My heater (a 200w Aqueon Submersible) is on and set to 82*, but sadly my tank has ben at 72* for the last 12 hours with no change. Has anyone else had this problem? I was also wondering what heater would be recommended to replace it that wouldn't do this stuff. I'm going out to replace it today, I'm not risking the lives of my fish for some dumb malfunction.


----------



## Ba20 (Jan 29, 2003)

There are tons of bad reviews just like yours for Aqueon heaters. I run Visi-therm Stealth in sumps, and Hydor ETH Inline on canisters.


----------



## Ja'eh (Jan 8, 2007)

My Hydor failed on my 75g gibbus tank early this morning but luckily I noticed it befor it was too late. I changed it with a Stealth that I had laying around but I will be changing it with a Eheim this week. I switched most of my tanks to the Eheim heaters, they are very reliable and certified for full submersable use. Go with Eheim.


----------



## Ba20 (Jan 29, 2003)

was your hydor a inline ?


----------



## Ja'eh (Jan 8, 2007)

No it wasn't the inline just the standard. I've been actually looking at the inlines with some interest, how are they working out for you Ba?


----------



## Ba20 (Jan 29, 2003)

> No it wasn't the inline just the standard


The Hydor standards are junk. There In-Lines are Great. I read reviews for like 3 days before i bought mine.


----------



## 65galhex (Nov 5, 2008)

This is funny you just posted this. This also just happened to mine as well. I looked at my thermometer and it went from 80 to like 72. Good thing I caught it. The eheim is still the best I think. Although I have now put the heater in my sump; this way it doesnt get banged around.


----------



## Domelotta (Apr 25, 2007)

Thanks for the replys. I ended up getting a stealth, it seems to be warming up the tank now. Fish look fine, just a little stressed.


----------



## Ba20 (Jan 29, 2003)

Yeah the newer eheim's are good.


----------



## CLUSTER ONE (Aug 2, 2006)

Ba20 said:


> Yeah the newer eheim's are good.


I use stealth. Do you mean the jager eheim heaters? Ive heard after eheim took over jager their quality went down.


----------



## 65galhex (Nov 5, 2008)

I have an jager after eheim bought em in my 55 and its pretty good and runs strong. Accurate temp settings too.


----------



## Ja'eh (Jan 8, 2007)

Yeah Eheim Jager are the one's I use, great heaters.


----------



## Ba20 (Jan 29, 2003)

After Sean-820 asked i did some looking around b/c i couldnt remember whether quality went down or up after ehiem took jager over. I went to dr foster and smith and found this now the site just says Jager so im unaware if these are the old Jager's or the New ones since eheim took over. I'll look into it some more.
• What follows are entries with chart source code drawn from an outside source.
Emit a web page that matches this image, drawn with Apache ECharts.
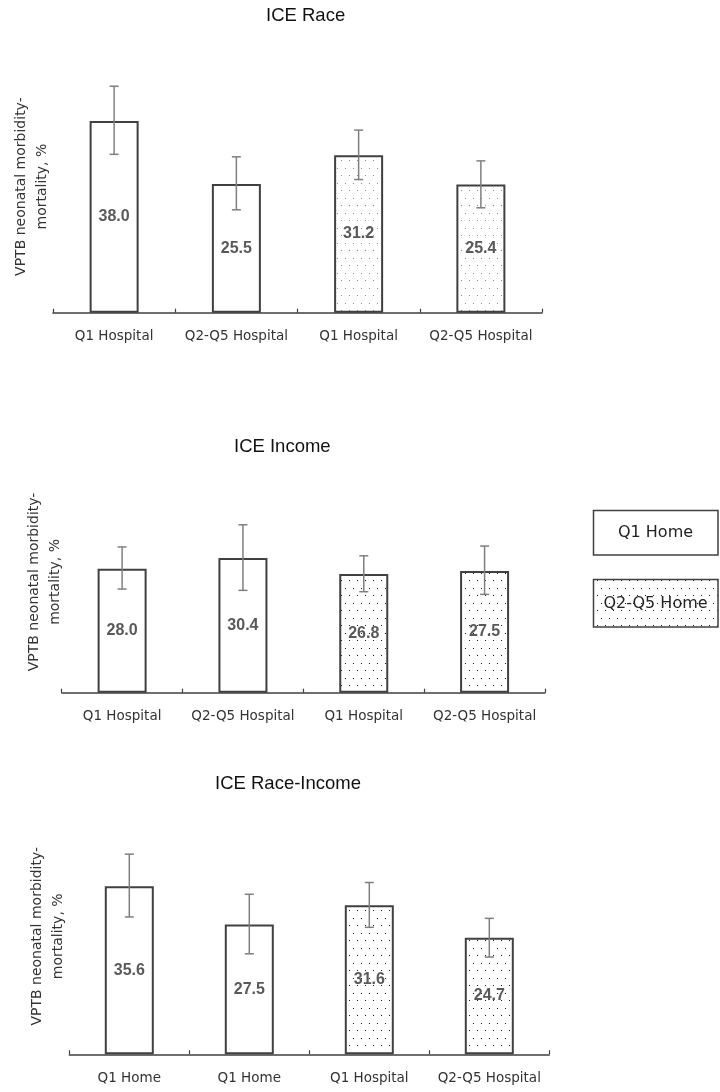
<!DOCTYPE html>
<html>
<head>
<meta charset="utf-8">
<script src="https://cdn.jsdelivr.net/npm/echarts@6/dist/echarts.min.js"></script>
<style>
  html, body { margin: 0; padding: 0; background: #fff; }
  #main { width: 720px; height: 1092px; }
</style>
</head>
<body>
<div id="main"></div>
<script>
// chart titles
const chartTitles = ['ICE Race', 'ICE Income', 'ICE Race-Income'];
const yName = 'VPTB neonatal morbidity-\nmortality, %';
const legendNames = ['Q1 Home', 'Q2-Q5 Home'];

// ICE Race
const raceCats = ['Q1 Hospital', 'Q2-Q5 Hospital', 'Q1 Hospital', 'Q2-Q5 Hospital'];
const raceGroups = ['Q1 Home', 'Q1 Home', 'Q2-Q5 Home', 'Q2-Q5 Home'];
const raceValues = [38.0, 25.5, 31.2, 25.4];
const raceLower = [31.4, 20.4, 26.4, 20.8];
const raceUpper = [44.9, 30.9, 36.2, 30.1];

// ICE Income
const incomeCats = ['Q1 Hospital', 'Q2-Q5 Hospital', 'Q1 Hospital', 'Q2-Q5 Hospital'];
const incomeGroups = ['Q1 Home', 'Q1 Home', 'Q2-Q5 Home', 'Q2-Q5 Home'];
const incomeValues = [28.0, 30.4, 26.8, 27.5];
const incomeLower = [23.4, 23.1, 22.8, 22.2];
const incomeUpper = [32.9, 37.9, 30.9, 33.1];

// ICE Race-Income
const raceIncomeCats = ['Q1 Home', 'Q1 Home', 'Q1 Hospital', 'Q2-Q5 Hospital'];
const raceIncomeGroups = ['Q1 Home', 'Q1 Home', 'Q2-Q5 Home', 'Q2-Q5 Home'];
const raceIncomeValues = [35.6, 27.5, 31.6, 24.7];
const raceIncomeLower = [29.1, 21.3, 26.9, 20.6];
const raceIncomeUpper = [42.4, 33.9, 36.4, 28.8];

const chart = echarts.init(document.getElementById('main'));

// small staggered dot fill, like the office "dotted" pattern
function dotPattern(color) {
  const c = document.createElement('canvas');
  c.width = 8;
  c.height = 15;
  const ctx = c.getContext('2d');
  ctx.fillStyle = '#fff';
  ctx.fillRect(0, 0, 8, 15);
  ctx.fillStyle = color;
  ctx.fillRect(1, 3, 1, 1);
  ctx.fillRect(5, 10, 1, 1);
  return c;
}

const lightDots = dotPattern('#8c8c8c');
const darkDots = dotPattern('#1a1a1a');

function panel(i, cats, groups, values, lower, upper, dots, nameGap) {
  const bars = values.map((v, k) => ({
    value: v,
    itemStyle: {
      color: groups[k] === 'Q1 Home' ? '#fff' : { image: dots, repeat: 'repeat' }
    }
  }));
  return {
    xAxis: {
      type: 'category',
      gridIndex: i,
      data: cats,
      axisLine: { lineStyle: { color: '#404040', width: 1.5 } },
      axisTick: { show: true, interval: 0, inside: true, length: 4, lineStyle: { color: '#404040', width: 1.2 } },
      axisLabel: { interval: 0, margin: 17, color: '#333', fontSize: 13.5, fontFamily: 'DejaVu Sans' }
    },
    yAxis: {
      type: 'value',
      gridIndex: i,
      min: 0,
      max: 50,
      axisLine: { show: false },
      axisTick: { show: false },
      axisLabel: { show: false },
      splitLine: { show: false },
      name: yName,
      nameLocation: 'middle',
      nameGap: nameGap,
      nameTextStyle: { color: '#333', fontSize: 14, lineHeight: 21, fontFamily: 'DejaVu Sans' }
    },
    series: [
      {
        type: 'bar',
        xAxisIndex: i,
        yAxisIndex: i,
        barWidth: 49,
        data: bars,
        itemStyle: { borderColor: '#404040', borderWidth: 2 },
        label: {
          show: true,
          position: 'inside',
          formatter: p => p.value.toFixed(1),
          color: '#595959',
          fontWeight: 'bold',
          fontSize: 16,
          fontFamily: 'Liberation Sans'
        }
      },
      {
        type: 'custom',
        xAxisIndex: i,
        yAxisIndex: i,
        z: 5,
        data: values.map((v, k) => [k, lower[k], upper[k]]),
        renderItem: function (params, api) {
          const hi = api.coord([api.value(0), api.value(2)]);
          const lo = api.coord([api.value(0), api.value(1)]);
          const cap = 4.5;
          const style = { stroke: '#7f7f7f', lineWidth: 1.5 };
          return {
            type: 'group',
            children: [
              { type: 'line', shape: { x1: hi[0], y1: hi[1], x2: lo[0], y2: lo[1] }, style },
              { type: 'line', shape: { x1: hi[0] - cap, y1: hi[1], x2: hi[0] + cap, y2: hi[1] }, style },
              { type: 'line', shape: { x1: lo[0] - cap, y1: lo[1], x2: lo[0] + cap, y2: lo[1] }, style }
            ]
          };
        }
      }
    ]
  };
}

const panels = [
  panel(0, raceCats, raceGroups, raceValues, raceLower, raceUpper, lightDots, 0),
  panel(1, incomeCats, incomeGroups, incomeValues, incomeLower, incomeUpper, darkDots, -4),
  panel(2, raceIncomeCats, raceIncomeGroups, raceIncomeValues, raceIncomeLower, raceIncomeUpper, darkDots, 0)
];

const titleStyle = { color: '#111', fontSize: 18.5, fontWeight: 'normal', fontFamily: 'Liberation Sans' };

chart.setOption({
  animation: false,
  backgroundColor: '#fff',
  title: [
    { text: chartTitles[0], left: 266, top: 6, padding: 0, textStyle: titleStyle },
    { text: chartTitles[1], left: 234, top: 437, padding: 0, textStyle: titleStyle },
    { text: chartTitles[2], left: 215, top: 774, padding: 0, textStyle: titleStyle }
  ],
  grid: [
    { left: 53, width: 489, top: 60.5, height: 252.2 },
    { left: 61.7, width: 483.3, top: 471.2, height: 221.5 },
    { left: 69.3, width: 480, top: 818.3, height: 236 }
  ],
  xAxis: panels.map(p => p.xAxis),
  yAxis: panels.map(p => p.yAxis),
  series: panels.flatMap(p => p.series),
  graphic: [
    {
      type: 'rect',
      shape: { x: 593.5, y: 510.5, width: 124.5, height: 44.5 },
      style: { fill: '#fff', stroke: '#404040', lineWidth: 1.5 }
    },
    {
      type: 'text',
      x: 655.5, y: 533,
      style: { text: legendNames[0], fill: '#222', fontSize: 16, fontFamily: 'DejaVu Sans', align: 'center', verticalAlign: 'middle' }
    },
    {
      type: 'rect',
      shape: { x: 593.5, y: 579.5, width: 124.5, height: 47.5 },
      style: { fill: { image: darkDots, repeat: 'repeat' }, stroke: '#404040', lineWidth: 1.5 }
    },
    {
      type: 'text',
      x: 655.5, y: 604,
      style: { text: legendNames[1], fill: '#222', fontSize: 16, fontFamily: 'DejaVu Sans', align: 'center', verticalAlign: 'middle' }
    }
  ]
});

window.addEventListener('resize', function () {
  chart.resize();
});
</script>
</body>
</html>
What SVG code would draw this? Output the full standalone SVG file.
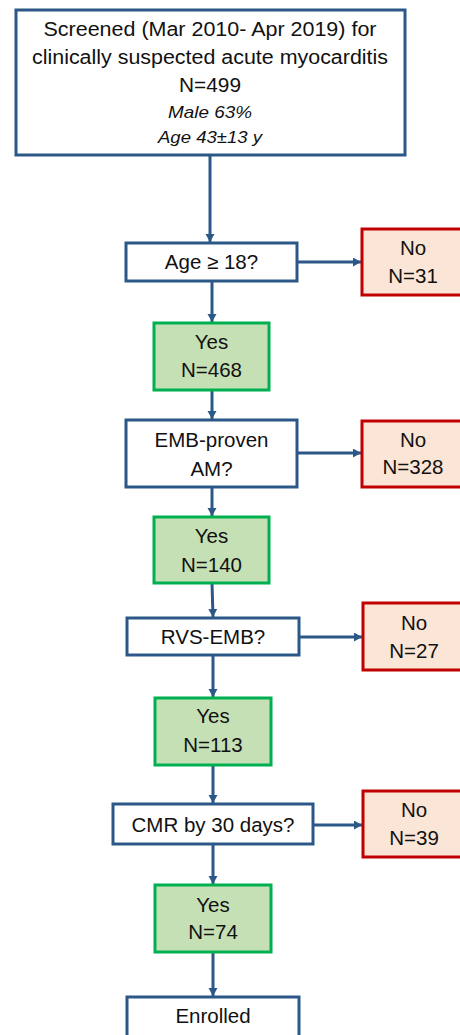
<svg xmlns="http://www.w3.org/2000/svg" width="460" height="1035" viewBox="0 0 460 1035">
<defs>
<style>
text{font-family:"Liberation Sans",Arial,sans-serif;font-size:20.5px;fill:#111;text-anchor:middle}
.t{font-size:19.5px}
.it{font-style:italic;font-size:16.5px}
.q{fill:#fff;stroke:#2B5887;stroke-width:3}
.y{fill:#C5E0B4;stroke:#00B050;stroke-width:3}
.n{fill:#FBE5D6;stroke:#C00000;stroke-width:3}
.c{stroke:#2B5887;stroke-width:3;fill:none}
</style>
<marker id="ah" markerUnits="userSpaceOnUse" markerWidth="10" markerHeight="10" refX="8" refY="4.5" orient="auto">
<path d="M0,0 L8,4.5 L0,9 z" fill="#2B5887"/>
</marker>
</defs>
<rect width="460" height="1035" fill="#fff"/>
<g id="connectors">
<line class="c" x1="210" y1="155" x2="210" y2="242" marker-end="url(#ah)"/>
<line class="c" x1="297" y1="262" x2="361" y2="262" marker-end="url(#ah)"/>
<line class="c" x1="212" y1="281" x2="212" y2="322" marker-end="url(#ah)"/>
<line class="c" x1="212" y1="390" x2="212" y2="419" marker-end="url(#ah)"/>
<line class="c" x1="297" y1="453" x2="361" y2="453" marker-end="url(#ah)"/>
<line class="c" x1="212" y1="487" x2="212" y2="516" marker-end="url(#ah)"/>
<line class="c" x1="212" y1="583" x2="213" y2="617" marker-end="url(#ah)"/>
<line class="c" x1="299" y1="637" x2="362" y2="637" marker-end="url(#ah)"/>
<line class="c" x1="213" y1="655" x2="213" y2="697" marker-end="url(#ah)"/>
<line class="c" x1="213" y1="765" x2="213" y2="803" marker-end="url(#ah)"/>
<line class="c" x1="313" y1="825" x2="362" y2="825" marker-end="url(#ah)"/>
<line class="c" x1="213" y1="844" x2="213" y2="884" marker-end="url(#ah)"/>
<line class="c" x1="213" y1="952" x2="213" y2="996" marker-end="url(#ah)"/>
</g>
<g id="screened">
<rect class="q" x="16" y="10" width="389" height="145"/>
<text class="t" x="210" y="36" textLength="333" lengthAdjust="spacingAndGlyphs">Screened (Mar 2010- Apr 2019) for</text>
<text class="t" x="210" y="64" textLength="356" lengthAdjust="spacingAndGlyphs">clinically suspected acute myocarditis</text>
<text class="t" x="210" y="92" textLength="62" lengthAdjust="spacingAndGlyphs">N=499</text>
<text class="it" x="210" y="118" textLength="84" lengthAdjust="spacingAndGlyphs">Male 63%</text>
<text class="it" x="210" y="143" textLength="104" lengthAdjust="spacingAndGlyphs">Age 43±13 y</text>
</g>
<g id="age">
<rect class="q" x="126" y="243" width="171" height="38"/>
<text x="211.5" y="269">Age ≥ 18?</text>
</g>
<g id="no31">
<rect class="n" x="362" y="229" width="102" height="66"/>
<text x="413" y="255">No</text>
<text x="413" y="283">N=31</text>
</g>
<g id="yes468">
<rect class="y" x="154" y="323" width="115" height="67"/>
<text x="211.5" y="349">Yes</text>
<text x="211.5" y="377">N=468</text>
</g>
<g id="emb">
<rect class="q" x="126" y="420" width="171" height="67"/>
<text x="211.5" y="447">EMB-proven</text>
<text x="211.5" y="476">AM?</text>
</g>
<g id="no328">
<rect class="n" x="362" y="421" width="102" height="66"/>
<text x="413" y="447">No</text>
<text x="413" y="474">N=328</text>
</g>
<g id="yes140">
<rect class="y" x="154" y="517" width="115" height="66"/>
<text x="211.5" y="543">Yes</text>
<text x="211.5" y="572">N=140</text>
</g>
<g id="rvs">
<rect class="q" x="127" y="618" width="172" height="37"/>
<text x="213" y="644">RVS-EMB?</text>
</g>
<g id="no27">
<rect class="n" x="363" y="603" width="102" height="67"/>
<text x="414" y="630">No</text>
<text x="414" y="658">N=27</text>
</g>
<g id="yes113">
<rect class="y" x="155" y="698" width="116" height="67"/>
<text x="213" y="723">Yes</text>
<text x="213" y="752">N=113</text>
</g>
<g id="cmr">
<rect class="q" x="113" y="804" width="200" height="40"/>
<text x="213" y="832">CMR by 30 days?</text>
</g>
<g id="no39">
<rect class="n" x="363" y="791" width="102" height="66"/>
<text x="414" y="817">No</text>
<text x="414" y="845">N=39</text>
</g>
<g id="yes74">
<rect class="y" x="155" y="885" width="116" height="67"/>
<text x="213" y="912">Yes</text>
<text x="213" y="939">N=74</text>
</g>
<g id="enrolled">
<rect class="q" x="127" y="997" width="172" height="45"/>
<text x="213" y="1023">Enrolled</text>
</g>
</svg>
> The TS Automatic Aquarium Heaters by Jäger are produced with superior materials and expert craftmanship. Advanced sensor holds temperature steady! Features heavy-duty 2mm thick, shock-resistant Pyrex glass construction. Temperature adjustable from 64° to 90°F. Thermostat is accurate from ±0.5°. Six foot double insulated power cord and suction-cup attachment included. *Submersible to water line on heater.* Perfect for fresh or saltwater use


----------



## D.D.Denham (Aug 13, 2007)

If you are looking to find a reliable heater, I recommend you look into these...
Rena SmartHeaters
Check out the benefits that these have that Eheim doesn't - unbreakable ( a MUST for piranha!), visual LED alarm for temps too high/too low from setpoint, can be used on the intake side of a filter for better heat distribution.


----------